Task description: Scan the listing below. Report each line that includes "this".

Dataset content:
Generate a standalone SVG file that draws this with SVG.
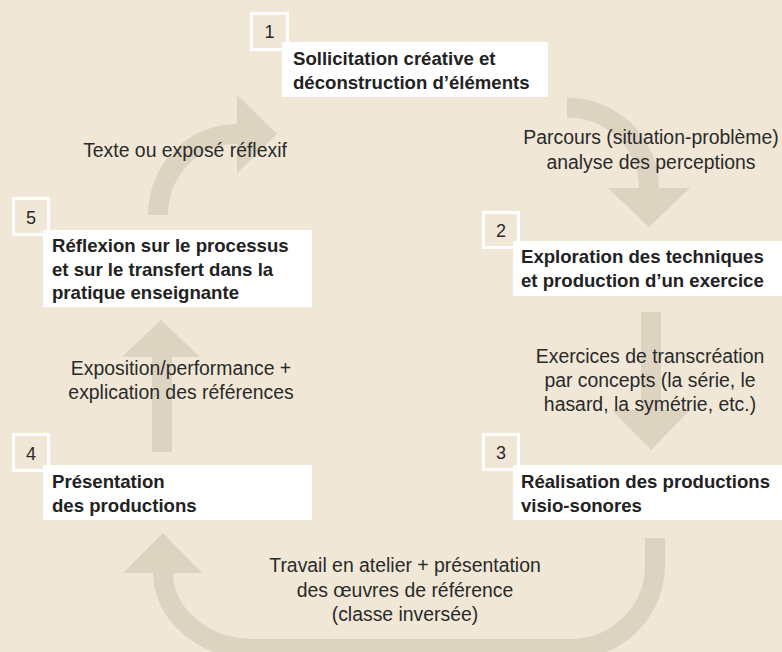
<svg xmlns="http://www.w3.org/2000/svg" width="782" height="652" viewBox="0 0 782 652">
<style>
.bg{fill:#f0e7d6}
.arr{fill:#dcd3c1}
.shaft{fill:none;stroke:#dcd3c1;stroke-width:20}
.num{fill:#f0e7d6;stroke:#ffffff;stroke-width:3}
.lbl{fill:#ffffff}
text{font-family:"Liberation Sans",Arial,sans-serif;fill:#2a2a2a}
.t{font-size:18.6px;font-weight:bold;fill:#222}
.n{font-size:18px;text-anchor:middle}
.e{font-size:19.4px;text-anchor:middle}
</style>
<rect class="bg" x="0" y="0" width="782" height="652"/>
<g id="connectors">
  <g id="c1-2">
    <path class="shaft" d="M567,107.5 A82,81 0 0 1 649,189"/>
    <polygon class="arr" points="608,188 690,188 649,227"/>
  </g>
  <g id="c2-3">
    <rect class="arr" x="641" y="312" width="20" height="99"/>
    <polygon class="arr" points="612,410 690,410 651,450"/>
  </g>
  <g id="c3-4">
    <path class="shaft" d="M655,538 L655,565 A84,84 0 0 1 571,649 L253,649 A90,77 0 0 1 163,572" stroke-width="19"/>
    <polygon class="arr" points="123,573 202,573 163,533"/>
  </g>
  <g id="c4-5">
    <rect class="arr" x="152" y="355" width="20" height="97"/>
    <polygon class="arr" points="122,357 200,357 161,320"/>
  </g>
  <g id="c5-1">
    <path class="shaft" d="M158,215 A79,81 0 0 1 238,134"/>
    <polygon class="arr" points="237,95 237,173 277,134"/>
  </g>
  <g id="edge-labels">
    <text class="e" x="185" y="157">Texte ou exposé réflexif</text>
    <text class="e" x="651" y="144">Parcours (situation-problème)</text>
    <text class="e" x="651" y="169">analyse des perceptions</text>
    <text class="e" x="650" y="363">Exercices de transcréation</text>
    <text class="e" x="650" y="387">par concepts (la série, le</text>
    <text class="e" x="650" y="411">hasard, la symétrie, etc.)</text>
    <text class="e" x="181" y="375">Exposition/performance +</text>
    <text class="e" x="181" y="399">explication des références</text>
    <text class="e" x="405" y="572">Travail en atelier + présentation</text>
    <text class="e" x="405" y="597">des œuvres de référence</text>
    <text class="e" x="405" y="621">(classe inversée)</text>
  </g>
</g>
<g id="node1">
  <rect class="num" x="251.5" y="13.5" width="36" height="36"/>
  <rect class="lbl" x="282" y="42" width="266" height="55"/>
  <text class="n" x="269.5" y="38">1</text>
  <text class="t" x="293" y="65">Sollicitation créative et</text>
  <text class="t" x="293" y="88.5">déconstruction d’éléments</text>
</g>
<g id="node2">
  <rect class="num" x="483.5" y="212.5" width="35" height="35"/>
  <rect class="lbl" x="513" y="241" width="269" height="55"/>
  <text class="n" x="501" y="237">2</text>
  <text class="t" x="521" y="263">Exploration des techniques</text>
  <text class="t" x="521" y="287">et production d’un exercice</text>
</g>
<g id="node3">
  <rect class="num" x="483.5" y="434.5" width="35" height="35"/>
  <rect class="lbl" x="513" y="465" width="269" height="55"/>
  <text class="n" x="501" y="459">3</text>
  <text class="t" x="521" y="488">Réalisation des productions</text>
  <text class="t" x="521" y="512">visio-sonores</text>
</g>
<g id="node4">
  <rect class="num" x="13.5" y="434.5" width="35" height="36"/>
  <rect class="lbl" x="43" y="465" width="269" height="55"/>
  <text class="n" x="31" y="460">4</text>
  <text class="t" x="52" y="488">Présentation</text>
  <text class="t" x="52" y="512">des productions</text>
</g>
<g id="node5">
  <rect class="num" x="13.5" y="198.5" width="35" height="36"/>
  <rect class="lbl" x="43" y="230" width="269" height="77"/>
  <text class="n" x="31" y="224">5</text>
  <text class="t" x="52" y="252">Réflexion sur le processus</text>
  <text class="t" x="52" y="275.5">et sur le transfert dans la</text>
  <text class="t" x="52" y="299">pratique enseignante</text>
</g>
</svg>
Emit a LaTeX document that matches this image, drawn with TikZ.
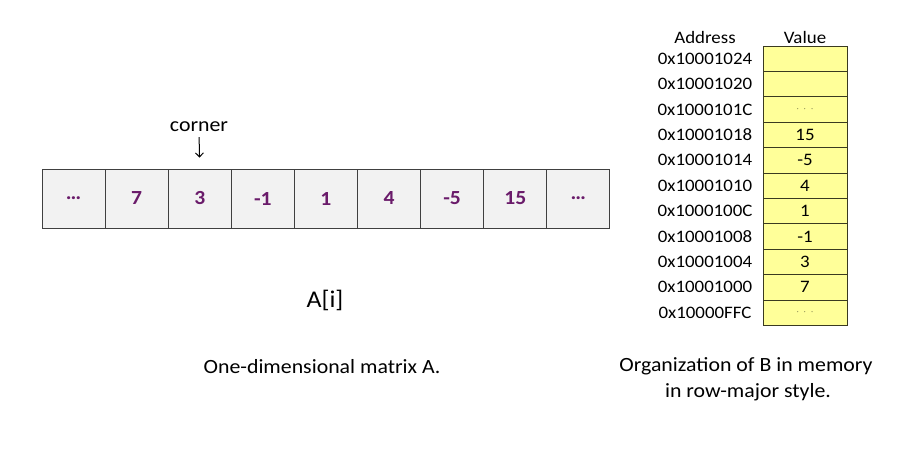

Finished exercise:
Generate a standalone SVG file that draws this with SVG.
Emit a LaTeX document that matches this image, drawn with TikZ.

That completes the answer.